15.1 Common Mistakes

1. Confusing degrees and radians: Always check which is being used

2. Forgetting domain restrictions for inverse functions

3. Sign errors when using reference angles

4. Not considering all solutions in trigonometric equations

5. Misapplying identities (especially with signs)

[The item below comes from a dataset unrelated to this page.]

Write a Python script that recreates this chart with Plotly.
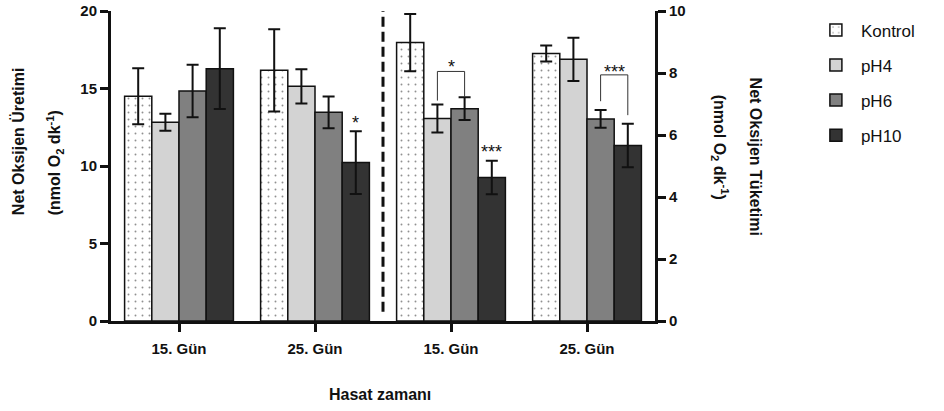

15.2 Problem-Solving Strategy

1. Identify knowns and unknowns

2. Choose appropriate identities/formulas

3. Simplify step by step

4. Check domain/range restrictions

5. Verify solution when possible

15.3 Important Values to Memorize

• $\sin 0^\circ = 0$, $\cos 0^\circ = 1$, $\tan 0^\circ = 0$

• $\sin 30^\circ = \frac{1}{2}$, $\cos 30^\circ = \frac{\sqrt{3}}{2}$, $\tan 30^\circ = \frac{1}{\sqrt{3}}$

• $\sin 45^\circ = \frac{1}{\sqrt{2}}$, $\cos 45^\circ = \frac{1}{\sqrt{2}}$, $\tan 45^\circ = 1$

• $\sin 60^\circ = \frac{\sqrt{3}}{2}$, $\cos 60^\circ = \frac{1}{2}$, $\tan 60^\circ = \sqrt{3}$

• $\sin 90^\circ = 1$, $\cos 90^\circ = 0$, $\tan 90^\circ = \text{undefined}$

This comprehensive theory covers all aspects of trigonometry with detailed explanations and examples, providing complete preparation for the entrance examination.